Germany’s Tomahawk Pivot Signals a Quiet Revolution in Europe’s Long‑Range Strike Power
Berlin plans to buy U.S.-made Tomahawk cruise missiles, marking a sharp turn for a country long wary of offensive deep-strike weapons. The move will give Germany sovereign long‑range reach into contested airspace and could reshape NATO planning, deterrence calculations in Europe, and how Russia reads the alliance’s ability to hit back.
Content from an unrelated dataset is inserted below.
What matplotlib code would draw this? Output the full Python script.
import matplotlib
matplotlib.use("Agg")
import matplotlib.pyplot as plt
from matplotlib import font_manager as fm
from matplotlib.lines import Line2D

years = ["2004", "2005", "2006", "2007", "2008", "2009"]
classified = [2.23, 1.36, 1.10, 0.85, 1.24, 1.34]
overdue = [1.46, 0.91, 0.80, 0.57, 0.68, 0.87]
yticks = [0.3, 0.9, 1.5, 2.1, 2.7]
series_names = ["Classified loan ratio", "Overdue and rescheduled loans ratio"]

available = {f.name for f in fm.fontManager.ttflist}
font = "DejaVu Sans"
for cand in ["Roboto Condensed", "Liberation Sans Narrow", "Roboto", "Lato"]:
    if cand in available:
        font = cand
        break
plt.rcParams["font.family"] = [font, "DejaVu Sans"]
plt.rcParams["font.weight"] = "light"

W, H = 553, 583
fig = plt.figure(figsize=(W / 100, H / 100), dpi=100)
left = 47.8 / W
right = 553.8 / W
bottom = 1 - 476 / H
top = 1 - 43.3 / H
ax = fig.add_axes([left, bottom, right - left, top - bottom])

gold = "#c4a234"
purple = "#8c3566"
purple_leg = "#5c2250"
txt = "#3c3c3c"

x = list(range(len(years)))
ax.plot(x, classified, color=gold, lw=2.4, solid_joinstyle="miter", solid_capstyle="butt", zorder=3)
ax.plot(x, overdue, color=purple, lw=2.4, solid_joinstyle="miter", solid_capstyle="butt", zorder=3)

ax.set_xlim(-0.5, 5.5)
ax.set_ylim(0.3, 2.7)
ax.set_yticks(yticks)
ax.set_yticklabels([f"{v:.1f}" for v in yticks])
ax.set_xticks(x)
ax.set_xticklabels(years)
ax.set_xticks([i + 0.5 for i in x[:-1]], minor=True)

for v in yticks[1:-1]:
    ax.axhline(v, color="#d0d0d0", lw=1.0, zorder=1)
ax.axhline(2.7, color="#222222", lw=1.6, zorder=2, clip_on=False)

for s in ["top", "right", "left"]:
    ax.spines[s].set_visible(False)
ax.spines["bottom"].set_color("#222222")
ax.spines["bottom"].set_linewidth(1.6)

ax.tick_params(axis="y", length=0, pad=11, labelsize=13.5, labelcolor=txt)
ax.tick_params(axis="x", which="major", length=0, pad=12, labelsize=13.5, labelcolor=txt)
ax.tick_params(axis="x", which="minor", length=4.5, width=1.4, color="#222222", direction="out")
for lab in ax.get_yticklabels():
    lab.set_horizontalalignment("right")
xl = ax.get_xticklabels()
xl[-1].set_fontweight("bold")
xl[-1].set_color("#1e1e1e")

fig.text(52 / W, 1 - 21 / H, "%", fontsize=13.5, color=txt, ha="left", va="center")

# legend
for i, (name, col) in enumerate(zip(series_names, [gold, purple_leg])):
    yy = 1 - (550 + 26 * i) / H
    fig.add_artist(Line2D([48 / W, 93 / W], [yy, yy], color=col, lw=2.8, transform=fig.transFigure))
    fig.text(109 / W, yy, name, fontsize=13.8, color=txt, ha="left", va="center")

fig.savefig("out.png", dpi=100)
Germany’s decision to acquire U.S. Tomahawk cruise missiles is more than a procurement headline; it is a statement that Europe’s largest economy intends to hold distant targets at risk in a way it has avoided for decades. For planners in Moscow and Eastern Europe, the question is no longer whether Berlin is willing to field long‑range strike weapons, but how fast it can integrate them into NATO’s playbook.
Chancellor Friedrich Merz has announced Berlin’s intent to purchase Tomahawk missiles from the United States, explicitly framing the move as a drive to secure sovereign long‑range strike capabilities. The Tomahawk, a battle‑tested cruise missile with ranges measured in hundreds of kilometers, has been used by the U.S. and its allies to hit hardened and defended targets in Iraq, Syria, Libya and beyond. For post‑Cold War Germany, which long focused on defensive posture and expeditionary stabilization missions, bringing such a system into its arsenal marks a significant doctrinal shift.
For German citizens and neighbors, the change carries both reassurance and unease. On one hand, a Germany that can respond to aggression with precise, long‑range strikes may be better placed to deter threats against NATO territory, particularly across the alliance’s eastern flank. On the other, embedding offensive deep‑strike options more deeply into European forces raises questions about command and control, escalation ladders, and who decides when to fire weapons that can hit targets far inside another nuclear‑armed state.
Operationally, Tomahawks would give the Bundeswehr tools to engage high‑value targets such as air defense batteries, command bunkers, logistics hubs and naval units without exposing manned aircraft to the densest layers of enemy air defenses. That capability would plug into NATO’s broader strike portfolio, which already includes U.S., British and French long‑range systems, and complement Ukraine’s growing ability to hit deep into Russian‑held territory with a mix of Iranian‑era Soviet designs, Western munitions and indigenous missiles.
The signal to Russia is clear: the geography of potential retaliation is changing. From Russian military planners’ perspective, the appearance of German‑owned Tomahawks adds another set of potential launch platforms and trajectories to consider in any conflict scenario. That, in turn, could push Moscow to allocate more air defense systems, early‑warning assets and dispersal measures to guard critical infrastructure and command sites, complicating its own resource planning.
Within the European Union, Berlin’s shift comes as member states debate how to sustain military support for Ukraine and how to adapt their own forces to a more dangerous world. The move sits alongside EU plans to allow Ukraine to use a €90 billion loan to buy British arms, effectively tying London more tightly into the bloc’s security architecture even after Brexit. Together, these steps sketch a Europe that is inching toward a more integrated, long‑range deterrent posture rather than relying solely on U.S. nuclear guarantees and conventional forces stationed on its soil.
For defense industries, the decision underscores the continued pull of U.S. systems even as Europe talks about strategic autonomy. German acquisition of Tomahawks could spur debates in France, Italy and other countries about investing more heavily in their own cruise missile projects or joining consortia to ensure Europe retains design and production capacity in this class of weapons.
Key indicators to watch will be the size and basing of Germany’s Tomahawk order, how Berlin structures command authority for their use within NATO frameworks, and how Russia’s public messaging and force posture react over time. Parliamentary debates in Berlin, joint planning documents inside NATO, and any adjustments in Russian missile or air defense deployments opposite Germany will show whether this is seen merely as incremental modernization—or as a quiet revolution in Europe’s ability to strike back.